What to do =
Each line of the data that includes the string "this" is to be copied out.

Data extract =
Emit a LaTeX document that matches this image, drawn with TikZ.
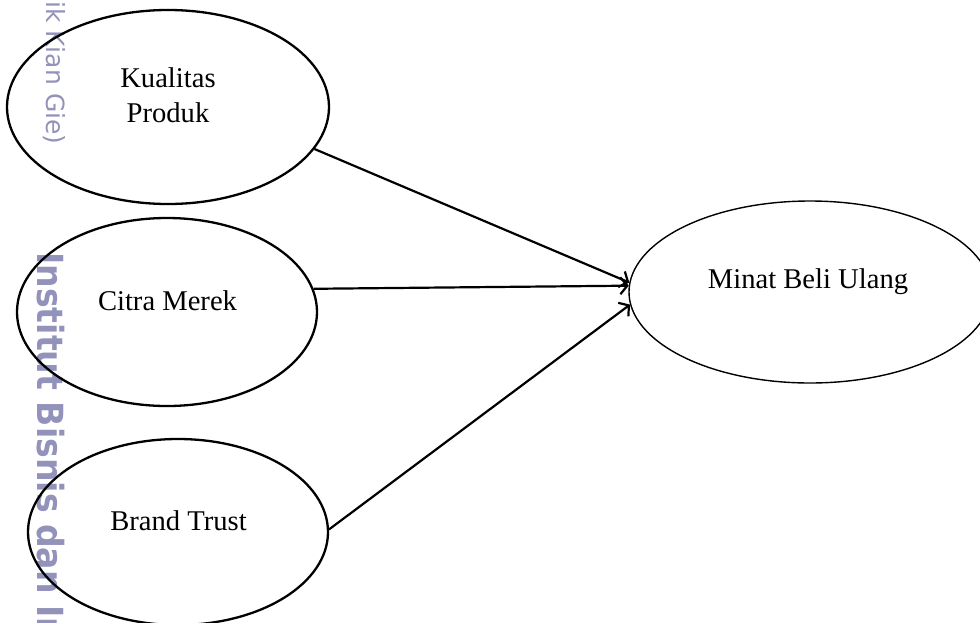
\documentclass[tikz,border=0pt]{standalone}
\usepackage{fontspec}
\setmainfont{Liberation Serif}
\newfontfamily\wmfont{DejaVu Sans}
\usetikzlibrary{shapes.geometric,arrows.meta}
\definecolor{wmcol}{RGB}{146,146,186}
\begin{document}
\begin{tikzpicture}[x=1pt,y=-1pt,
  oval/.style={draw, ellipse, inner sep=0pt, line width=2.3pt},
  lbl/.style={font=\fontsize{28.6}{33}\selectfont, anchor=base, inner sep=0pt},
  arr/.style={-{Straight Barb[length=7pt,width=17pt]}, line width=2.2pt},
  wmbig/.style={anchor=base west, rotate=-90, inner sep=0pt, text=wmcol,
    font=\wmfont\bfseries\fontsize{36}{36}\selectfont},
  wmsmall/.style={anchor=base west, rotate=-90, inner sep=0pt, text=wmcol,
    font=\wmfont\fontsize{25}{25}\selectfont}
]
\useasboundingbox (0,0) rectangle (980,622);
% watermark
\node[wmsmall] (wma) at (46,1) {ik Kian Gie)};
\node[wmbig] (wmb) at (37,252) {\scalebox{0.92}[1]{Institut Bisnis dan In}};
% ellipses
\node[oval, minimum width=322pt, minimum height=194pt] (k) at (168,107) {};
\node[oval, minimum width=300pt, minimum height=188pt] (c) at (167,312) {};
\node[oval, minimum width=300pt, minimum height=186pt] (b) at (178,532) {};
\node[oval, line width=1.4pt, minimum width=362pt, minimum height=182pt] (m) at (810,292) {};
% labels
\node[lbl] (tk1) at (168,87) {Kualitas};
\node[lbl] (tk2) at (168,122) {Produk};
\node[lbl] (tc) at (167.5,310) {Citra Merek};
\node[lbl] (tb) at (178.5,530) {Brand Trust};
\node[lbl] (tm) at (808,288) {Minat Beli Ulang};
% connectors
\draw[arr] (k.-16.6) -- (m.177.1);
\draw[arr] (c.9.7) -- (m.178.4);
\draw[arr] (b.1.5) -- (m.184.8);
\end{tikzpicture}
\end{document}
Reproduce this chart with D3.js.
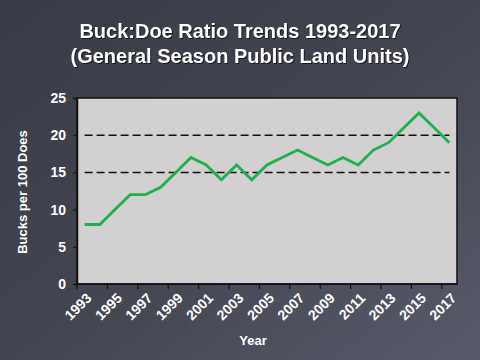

Output below =
Emit a LaTeX document that matches this image, drawn with TikZ.
Reproduce this chart with D3.js.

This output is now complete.